Return the last successful response from cache. Ideal for read-heavy, infrequently-changing data (product catalogs, configuration):

-- Kong custom plugin (Lua)
local function handle_upstream_error(conf)
    local cached = kong.cache:get('last_good_response:' .. route_id)
    if cached then
        kong.response.set_header('X-Served-From', 'cache-fallback')
        return kong.response.exit(200, cached)
    end
end

Default Payload

Return a hardcoded "degraded" response. Useful when fresh data is unavailable but a partial response is better than an error:

{
  "status": "degraded",
  "message": "Inventory data temporarily unavailable.
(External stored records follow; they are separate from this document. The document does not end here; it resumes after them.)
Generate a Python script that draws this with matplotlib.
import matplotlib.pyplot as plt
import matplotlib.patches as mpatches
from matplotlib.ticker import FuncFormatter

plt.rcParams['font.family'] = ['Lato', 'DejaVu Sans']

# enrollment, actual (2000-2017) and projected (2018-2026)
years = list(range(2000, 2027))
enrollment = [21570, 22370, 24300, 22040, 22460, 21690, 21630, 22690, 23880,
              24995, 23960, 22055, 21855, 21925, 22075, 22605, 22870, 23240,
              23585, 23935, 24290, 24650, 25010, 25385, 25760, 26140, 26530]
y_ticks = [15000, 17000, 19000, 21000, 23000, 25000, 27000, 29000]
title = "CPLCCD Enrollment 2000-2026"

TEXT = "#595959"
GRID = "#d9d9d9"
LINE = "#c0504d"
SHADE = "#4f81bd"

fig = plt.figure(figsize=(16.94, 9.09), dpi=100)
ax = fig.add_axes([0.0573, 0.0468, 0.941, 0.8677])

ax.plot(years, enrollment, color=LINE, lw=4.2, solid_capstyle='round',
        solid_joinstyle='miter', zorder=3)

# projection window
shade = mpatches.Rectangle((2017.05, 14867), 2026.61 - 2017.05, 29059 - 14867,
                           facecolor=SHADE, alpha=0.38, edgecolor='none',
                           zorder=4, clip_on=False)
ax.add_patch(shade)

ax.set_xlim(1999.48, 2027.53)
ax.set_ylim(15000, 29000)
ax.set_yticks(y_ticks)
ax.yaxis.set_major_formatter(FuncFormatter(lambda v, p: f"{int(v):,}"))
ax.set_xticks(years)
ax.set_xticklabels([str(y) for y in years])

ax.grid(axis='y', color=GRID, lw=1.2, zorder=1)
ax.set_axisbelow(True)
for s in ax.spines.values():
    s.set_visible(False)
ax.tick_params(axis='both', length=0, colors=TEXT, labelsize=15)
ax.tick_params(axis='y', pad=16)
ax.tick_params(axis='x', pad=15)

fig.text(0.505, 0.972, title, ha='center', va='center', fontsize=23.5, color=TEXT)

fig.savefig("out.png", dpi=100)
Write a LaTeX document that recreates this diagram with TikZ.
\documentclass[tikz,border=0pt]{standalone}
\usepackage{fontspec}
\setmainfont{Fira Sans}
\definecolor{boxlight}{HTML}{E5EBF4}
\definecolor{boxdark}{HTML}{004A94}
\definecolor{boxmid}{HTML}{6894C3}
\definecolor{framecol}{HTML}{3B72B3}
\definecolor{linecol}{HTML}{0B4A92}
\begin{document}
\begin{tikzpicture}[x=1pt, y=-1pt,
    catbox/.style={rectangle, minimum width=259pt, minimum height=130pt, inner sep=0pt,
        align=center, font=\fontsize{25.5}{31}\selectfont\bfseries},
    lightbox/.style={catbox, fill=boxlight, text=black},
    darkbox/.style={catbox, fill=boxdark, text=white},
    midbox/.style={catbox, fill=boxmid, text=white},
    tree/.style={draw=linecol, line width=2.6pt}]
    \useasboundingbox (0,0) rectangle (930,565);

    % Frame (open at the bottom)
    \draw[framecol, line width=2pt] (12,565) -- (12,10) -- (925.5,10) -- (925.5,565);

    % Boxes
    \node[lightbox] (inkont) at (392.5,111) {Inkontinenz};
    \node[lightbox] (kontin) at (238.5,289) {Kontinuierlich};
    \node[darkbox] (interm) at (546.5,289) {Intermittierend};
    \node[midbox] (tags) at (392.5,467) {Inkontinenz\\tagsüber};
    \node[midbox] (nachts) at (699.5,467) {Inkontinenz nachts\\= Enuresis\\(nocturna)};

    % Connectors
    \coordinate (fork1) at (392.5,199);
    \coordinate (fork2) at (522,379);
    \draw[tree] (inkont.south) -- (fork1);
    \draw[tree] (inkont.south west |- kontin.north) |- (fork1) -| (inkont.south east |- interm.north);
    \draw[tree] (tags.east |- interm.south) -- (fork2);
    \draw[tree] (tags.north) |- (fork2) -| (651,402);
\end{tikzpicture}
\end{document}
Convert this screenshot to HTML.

Showing estimated availability.",
  "items": [{"in_stock": true, "quantity": null}]
}

503 with Retry-After

When no fallback is appropriate, return a 503 with a Retry-After header indicating when the client should try again. This prevents retry storms:

HTTP/1.1 503 Service Unavailable
Retry-After: 30
X-Circuit-Breaker: open

{
  "error": "service_unavailable",
  "retry_after": 30
}

Monitoring Circuit State

Circuit state transitions are operationally significant events. Emit metrics and alerts when circuits open or close:

# Prometheus metrics for circuit breaker state
circuit_breaker_state = Gauge(
    'gateway_circuit_breaker_state',
    'Circuit breaker state (0=closed, 1=open, 2=half-open)',
    ['service', 'route']
)

circuit_breaker_transitions_total = Counter(
    'gateway_circuit_breaker_transitions_total',
    'Number of circuit breaker state transitions',
    ['service', 'from_state', 'to_state']
)

Set alerts on gateway_circuit_breaker_state == 1 (open) with a 2-minute delay to avoid alert fatigue from transient flaps. Page on-call when a circuit stays open for more than 5 minutes.

Summary

Circuit breakers at the gateway prevent cascade failures by detecting upstream degradation and failing fast instead of holding connections open. Configure failure thresholds carefully — too sensitive causes flapping, too lenient allows cascades. Always implement fallback responses so clients receive meaningful errors rather than timeouts, and emit circuit state changes as observable metrics.